In particolare, tramite il fondo “Acque internazionali”, la GEF supporta la cooperazione transfrontaliera degli ecosistemi marini e d’acqua dolce condivisi dagli stati. Ad oggi, il GEF ha contribuito alla realizzazione di progetti in 124 Paesi spingendo verso una cooperazione internazionale che ricopre 23 delle 66 LMEs.

Uno dei progetti più importanti è il GEF LME: LEARN (Large Marine Ecosystem and Resource Network) finanziato attraverso il Fondo GEF, attuato dal UNDP in collaborazione con l’IOC-UNESCO allo scopo di migliorare la governance globale basata sugli ecosistemi delle LMEs e delle loro coste.
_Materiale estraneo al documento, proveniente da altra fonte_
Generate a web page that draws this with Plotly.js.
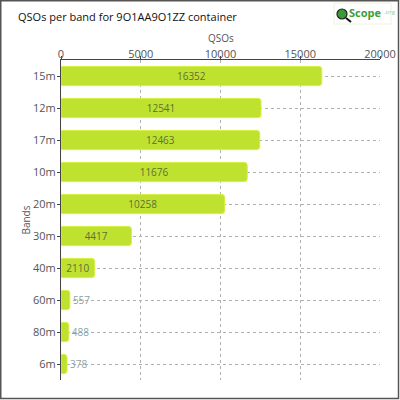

Inoltre, il progetto si prefigge di costruire una conoscenza condivisa e creare una rete di sostegno sud-sud e di apprendimento nord-sud.

Tuttavia, a causa della loro vicinanza con le coste e dell’importante quantità di risorse marine contenute, la salute e la produttività delle LMEs sono messe a dura prova da fattori di pressione antropici e naturali come l’inquinamento marino, le pratiche di pesca insostenibili, l’introduzione di specie invasive e l’impatto di attività umane come trasporti, commercio, turismo.

Nonostante ci sia ancora molto da fare per quel che riguarda la protezione degli ambienti marini e il sovrasfruttamento delle risorse ittiche e costiere transnazionali, la soluzione proposta da parte dei principali enti internazionali come GEF e UNEP per salvaguardare l’ecosistema marino, è l’implementazione di una struttura di cooperazione e progettazione comune tra governi, enti di ricerca ed esperti del settore marittimo.